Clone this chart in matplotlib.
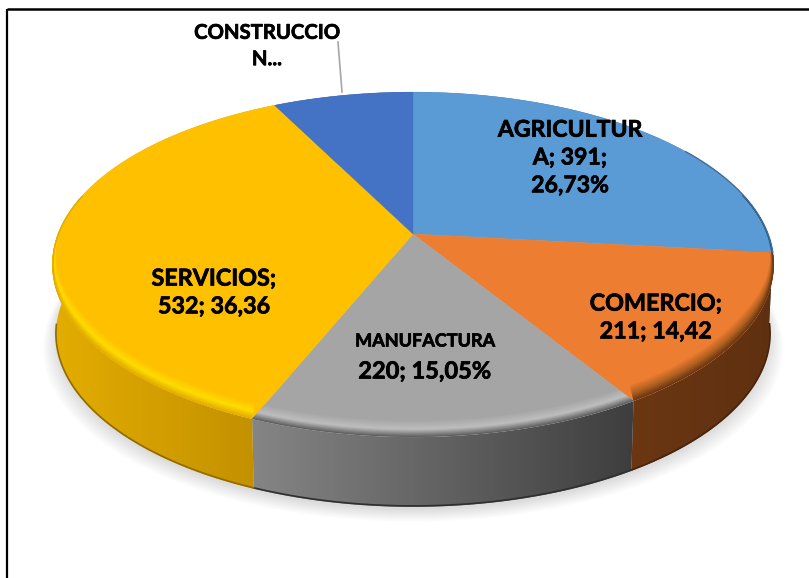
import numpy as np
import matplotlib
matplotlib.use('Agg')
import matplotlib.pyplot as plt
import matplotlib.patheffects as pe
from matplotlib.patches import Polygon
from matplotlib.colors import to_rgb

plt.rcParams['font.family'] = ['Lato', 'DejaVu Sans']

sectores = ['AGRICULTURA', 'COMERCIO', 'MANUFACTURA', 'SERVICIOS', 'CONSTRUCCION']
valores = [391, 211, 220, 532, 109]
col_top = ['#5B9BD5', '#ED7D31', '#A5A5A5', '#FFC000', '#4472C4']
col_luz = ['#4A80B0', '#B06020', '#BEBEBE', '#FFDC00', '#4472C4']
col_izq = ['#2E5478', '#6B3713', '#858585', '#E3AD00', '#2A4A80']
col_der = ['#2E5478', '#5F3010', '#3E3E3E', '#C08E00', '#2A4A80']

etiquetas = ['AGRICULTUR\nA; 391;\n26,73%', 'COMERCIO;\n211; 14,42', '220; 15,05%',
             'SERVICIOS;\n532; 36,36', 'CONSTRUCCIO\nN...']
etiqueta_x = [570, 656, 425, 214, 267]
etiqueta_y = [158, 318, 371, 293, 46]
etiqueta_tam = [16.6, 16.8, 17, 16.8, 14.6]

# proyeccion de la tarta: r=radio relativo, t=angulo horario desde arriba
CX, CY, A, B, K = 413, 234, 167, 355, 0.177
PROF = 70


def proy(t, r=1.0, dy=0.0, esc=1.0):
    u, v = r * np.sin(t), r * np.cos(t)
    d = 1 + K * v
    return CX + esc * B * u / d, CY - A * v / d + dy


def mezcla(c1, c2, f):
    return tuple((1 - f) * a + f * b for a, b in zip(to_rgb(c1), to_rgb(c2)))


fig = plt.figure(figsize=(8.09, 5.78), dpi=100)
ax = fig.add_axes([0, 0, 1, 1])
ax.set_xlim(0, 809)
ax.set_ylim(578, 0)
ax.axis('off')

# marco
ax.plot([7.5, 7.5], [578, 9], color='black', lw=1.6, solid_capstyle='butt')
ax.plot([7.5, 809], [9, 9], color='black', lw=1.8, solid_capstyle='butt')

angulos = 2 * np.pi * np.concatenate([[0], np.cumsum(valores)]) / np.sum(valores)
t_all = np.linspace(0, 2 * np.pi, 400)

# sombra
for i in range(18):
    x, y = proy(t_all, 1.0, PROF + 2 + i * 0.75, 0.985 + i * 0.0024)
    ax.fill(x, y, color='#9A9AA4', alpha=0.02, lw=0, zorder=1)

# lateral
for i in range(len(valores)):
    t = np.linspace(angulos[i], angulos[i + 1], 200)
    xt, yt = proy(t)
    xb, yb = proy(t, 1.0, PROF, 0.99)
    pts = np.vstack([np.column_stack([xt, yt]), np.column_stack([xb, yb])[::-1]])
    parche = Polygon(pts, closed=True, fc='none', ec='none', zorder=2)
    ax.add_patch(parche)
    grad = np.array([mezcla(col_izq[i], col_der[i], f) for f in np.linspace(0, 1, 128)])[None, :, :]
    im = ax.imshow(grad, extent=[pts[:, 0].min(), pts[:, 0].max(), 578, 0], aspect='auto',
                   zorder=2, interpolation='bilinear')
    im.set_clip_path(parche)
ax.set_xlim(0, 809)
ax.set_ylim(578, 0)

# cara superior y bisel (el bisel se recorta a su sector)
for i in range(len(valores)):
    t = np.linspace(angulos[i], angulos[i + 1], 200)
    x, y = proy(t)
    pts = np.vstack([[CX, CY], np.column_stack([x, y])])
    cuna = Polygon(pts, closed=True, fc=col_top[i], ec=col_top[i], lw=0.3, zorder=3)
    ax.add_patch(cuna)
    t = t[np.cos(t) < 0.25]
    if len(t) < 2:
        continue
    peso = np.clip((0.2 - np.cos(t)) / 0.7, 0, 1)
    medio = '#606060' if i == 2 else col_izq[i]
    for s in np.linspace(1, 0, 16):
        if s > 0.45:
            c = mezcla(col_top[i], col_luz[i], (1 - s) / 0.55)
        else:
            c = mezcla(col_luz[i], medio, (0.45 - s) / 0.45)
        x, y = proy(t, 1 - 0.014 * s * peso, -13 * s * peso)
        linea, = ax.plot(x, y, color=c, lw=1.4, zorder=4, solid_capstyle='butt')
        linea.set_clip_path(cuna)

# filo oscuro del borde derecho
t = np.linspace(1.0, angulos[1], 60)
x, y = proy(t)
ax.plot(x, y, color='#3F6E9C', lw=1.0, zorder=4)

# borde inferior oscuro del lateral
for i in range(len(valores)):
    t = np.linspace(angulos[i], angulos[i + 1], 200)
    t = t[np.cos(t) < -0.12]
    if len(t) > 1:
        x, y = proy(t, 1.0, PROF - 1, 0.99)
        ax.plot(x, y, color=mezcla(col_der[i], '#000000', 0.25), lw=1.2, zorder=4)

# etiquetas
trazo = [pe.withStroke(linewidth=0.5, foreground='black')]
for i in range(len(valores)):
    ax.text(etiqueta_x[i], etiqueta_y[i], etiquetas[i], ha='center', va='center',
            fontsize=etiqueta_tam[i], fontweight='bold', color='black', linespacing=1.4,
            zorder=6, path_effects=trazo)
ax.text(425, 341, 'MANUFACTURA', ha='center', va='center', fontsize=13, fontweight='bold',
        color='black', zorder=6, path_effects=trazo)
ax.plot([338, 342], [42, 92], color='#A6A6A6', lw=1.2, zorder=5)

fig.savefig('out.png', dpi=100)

• **Exercise**
Go through the lines above. Select every one that has the string "matplotlib".

• **Task answer**
Clone this chart in matplotlib.
import matplotlib
matplotlib.use('Agg')
import matplotlib.pyplot as plt
import matplotlib.patheffects as pe
from matplotlib.patches import Polygon
from matplotlib.colors import to_rgb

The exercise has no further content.